Stateside

Anyone still defending FEMA?

Ben Morris is the Republican mayor of Slidell, Louisiana, just northeast of New Orleans. Slidell is the largest town in St. Tammany Parish, which in 2004 voted for George W. Bush over John Kerry by a convincing margin of 75 percent to 25 percent.

Here is what Mayor Morris had to say on Monday:

“We are still hampered by some of the most stupid, idiotic regulations by FEMA. They have turned away generators, we’ve heard that they’ve gone around seizing equipment from our contractors. If they do so, they’d better be armed because I’ll be damned if I’m going to let them deprive our citizens.
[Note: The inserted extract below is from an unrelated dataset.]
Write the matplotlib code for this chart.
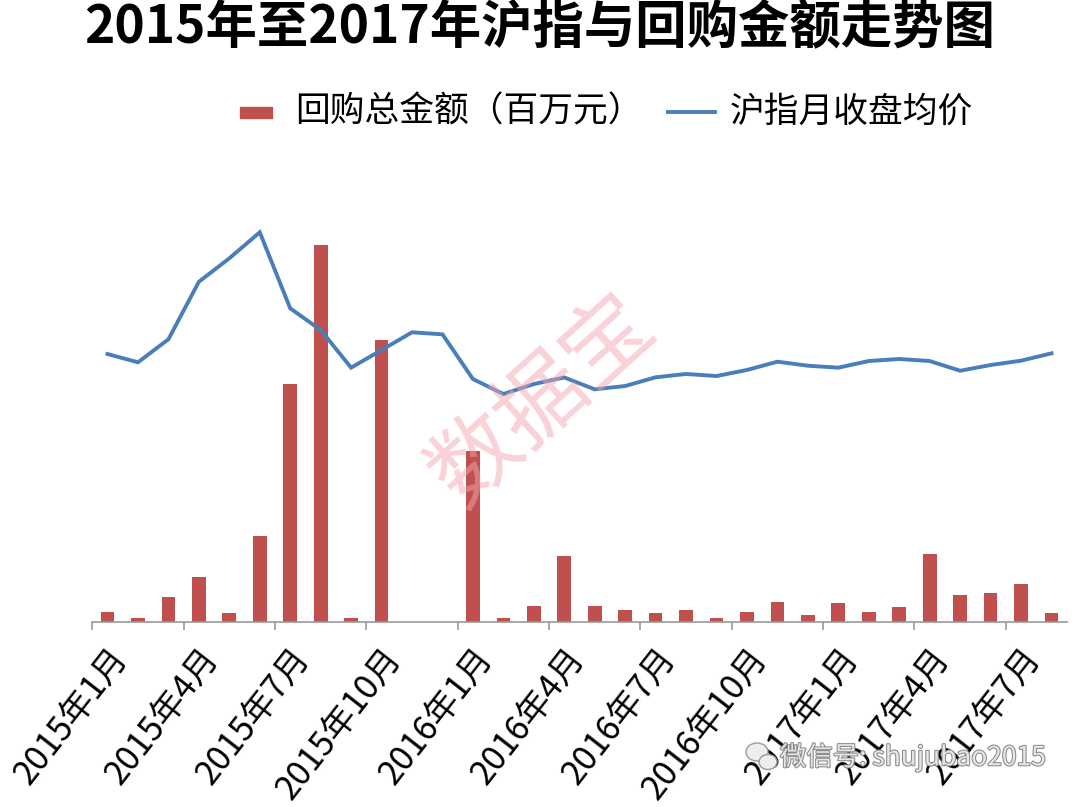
import numpy as np
import matplotlib

matplotlib.use('Agg')
import matplotlib.pyplot as plt
import matplotlib.transforms as mtransforms
import matplotlib.patheffects as pe
from matplotlib.patches import Rectangle, Ellipse
from matplotlib.lines import Line2D

plt.rcParams['font.family'] = ['Noto Sans CJK SC', 'DejaVu Sans']

# 2015年1月 .. 2017年8月
months = [f'{y}年{m}月' for y in (2015, 2016, 2017) for m in range(1, 13)][:32]

# 回购总金额（百万元）
buyback = [400, 160, 1000, 1800, 340, 3430, 9520, 15070, 160, 11260, 0, 0,
           6840, 140, 630, 2630, 630, 470, 330, 470, 130, 400, 800, 270,
           730, 400, 600, 2690, 1070, 1160, 1490, 330]

# 沪指月收盘均价
sh_index = [3269, 3172, 3442, 4117, 4392, 4697, 3805, 3551, 3109, 3316, 3524, 3500,
            2976, 2800, 2917, 2994, 2855, 2894, 2996, 3035, 3011, 3082, 3179, 3132,
            3109, 3187, 3211, 3187, 3073, 3140, 3191, 3277]

RED = '#c0504d'
BLUE = '#4a7ebb'
W, H = 1080, 807

fig = plt.figure(figsize=(W / 100, H / 100), dpi=100)
ax = fig.add_axes([92.3 / W, 1 - 621.7 / H, 974.4 / W, 421.7 / H])
x = np.arange(len(months))

ax.bar(x, buyback, width=0.45, color=RED, zorder=2)
ax.set_xlim(-0.5, len(months) - 0.5)
ax.set_ylim(0, 16870)

ax2 = ax.twinx()
ax2.plot(x, sh_index, color=BLUE, lw=2.8, solid_joinstyle='miter', zorder=3)
ax2.set_ylim(129, 5076)

for a in (ax, ax2):
    for s in ('top', 'right', 'left'):
        a.spines[s].set_visible(False)
    a.set_yticks([])
ax2.spines['bottom'].set_visible(False)
ax.spines['bottom'].set_color('#999999')
ax.spines['bottom'].set_linewidth(1.2)

ax.set_xticks(np.arange(-0.5, len(months) - 1, 3))
ax.set_xticklabels([])
ax.tick_params(axis='x', length=6, width=1.2, color='#999999', direction='out')

lab_tr = mtransforms.offset_copy(ax.get_xaxis_transform(), fig=fig, x=14, y=-31, units='dots')
for i in range(0, len(months), 3):
    ax.text(i, 0, months[i], transform=lab_tr, rotation=52, rotation_mode='anchor',
            ha='right', va='center', fontsize=24.5, color='black')

fig.text(540 / W, 1 - 27 / H, '2015年至2017年沪指与回购金额走势图', ha='center', va='center',
         fontsize=37, fontweight='bold', color='black')

# legend
fig.add_artist(Rectangle((240 / W, 1 - 118 / H), 32 / W, 11 / H, transform=fig.transFigure,
                         color=RED))
fig.text(295 / W, 1 - 112 / H, '回购总金额（百万元）', ha='left', va='center', fontsize=25)
fig.add_artist(Line2D([668 / W, 715 / W], [1 - 112 / H, 1 - 112 / H], transform=fig.transFigure,
                      color=BLUE, lw=2.8))
fig.text(730 / W, 1 - 112 / H, '沪指月收盘均价', ha='left', va='center', fontsize=25)

# watermarks
fig.text(543 / W, 1 - 400 / H, '数据宝', ha='center', va='center', rotation=42,
         fontsize=64, color='#f4a6b0', alpha=0.5, zorder=5)
for cx, cy, ew, eh in ((757, 752, 22, 18), (768, 762, 18, 15)):
    fig.add_artist(Ellipse((cx / W, 1 - cy / H), ew / W, eh / H, transform=fig.transFigure,
                           facecolor='#eeeeee', edgecolor='#999999', lw=1.0, zorder=5))
fig.text(780 / W, 1 - 757 / H, '微信号: shujubao2015', ha='left', va='center', fontsize=19,
         color='#e6e6e6', zorder=5,
         path_effects=[pe.withStroke(linewidth=1.5, foreground='#8a8a8a')])

fig.savefig('out.png', dpi=100)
I’m pissed off, and tired of this horse$#@@.”

There seems to be something about trying to deal with FEMA that causes usually mild-mannered officials to use words like “horse$#@@.”

And outside of Louisiana, the Hattiesburg, Mississippi, newspaper (The American) editorializes:

Why did it take six days for representatives from the Federal Emergency Management Agency to arrive in Hattiesburg?

Then – if you can believe this – when they finally got here Saturday, their first question to local officials gathered at the Forrest County Emergency Operations Center was: Do you need help?

Do you need help?

The inquiry would be laughable if the situation weren’t so deathly serious.

Is FEMA – the federal agency charged with emergency response in times of disaster – so obtuse that it still hasn’t grasped the full extent of the damage and devastation wrought by Hurricane Katrina?

It’s not just a matter of failing to provide timely assistance; it’s sometimes a matter of actively preventing others from providing aid.

Aside from the issue of state and local failures: Is a detectable pattern starting to emerge yet?